Em julho de 1970, para marcar o 15º aniversário da fundação da filial brasileira (Brasil shibu), uma grande cerimônia foi realizada no Museu de Arte de São Paulo. Hôunsai 鵬雲斎, que se tornou o XV Grão-mestre da Urasenke, Sen Sôshitsu 千宗室家元, veio ao Brasil com sua esposa Tomiko 登三子, e com o Mestre Naya Yoshiharu 納屋義治.
A Cerimônia de Oferecimento Sagrado do Chá (kencha) aconteceu na Catedral da Praça da Sé. Ainda se conserva o catálogo daquela cerimônia. A sala de chá Hakuei-an 「伯栄庵」 foi posteriormente transferida para o quarto andar da Sociedade Brasileira de Cultura Japonesa. Para fortalecer o Chadô no Brasil, o mestre Sôkei Hayashi 林宗慶 foi enviado da sede principal para dirigir a sala de chá como representante direto da Urasenke.
Em setembro de 1979, os estudos de Cerimônia do Chá foram iniciados como curso regular na Escola de Comunicação e Artes (ECA) da Universidade de São Paulo, com a Professora Francesca Cavalli, e como curso extracurricular de Cerimônia do Chá, com o Professor Teiichi Suzuki 鈴木悌一, na sala de chá do Centro de Estudos Japoneses da Universidade de São Paulo.

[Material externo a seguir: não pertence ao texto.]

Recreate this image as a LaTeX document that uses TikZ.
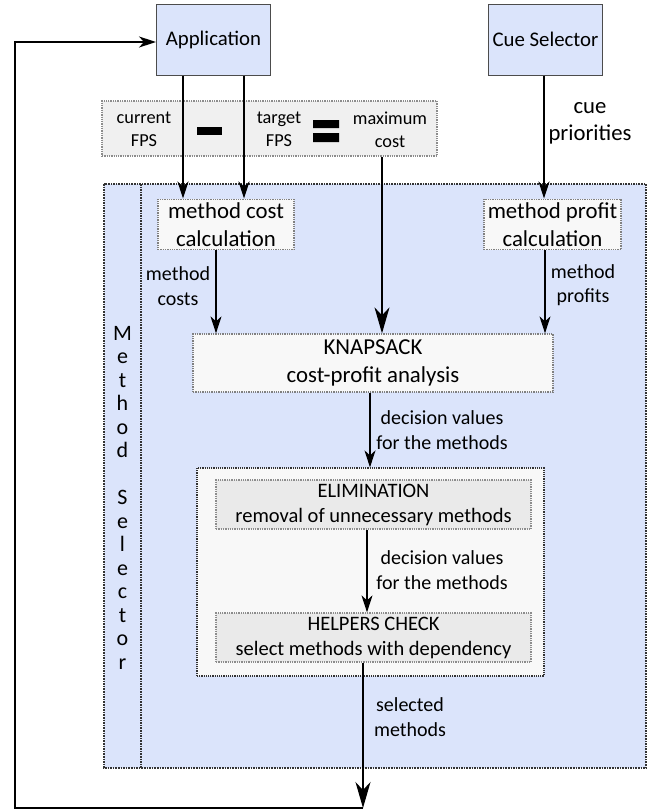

Este último curso continua até os dias atuais. O número de alunos que cursaram a disciplina de Cerimônia do Chá na Universidade de São Paulo ultrapassa os 500. Graças aos esforços dos professores das filiais e do Mestre Sôkei Hayashi, estabeleceram-se 17 filiais em todo o Brasil.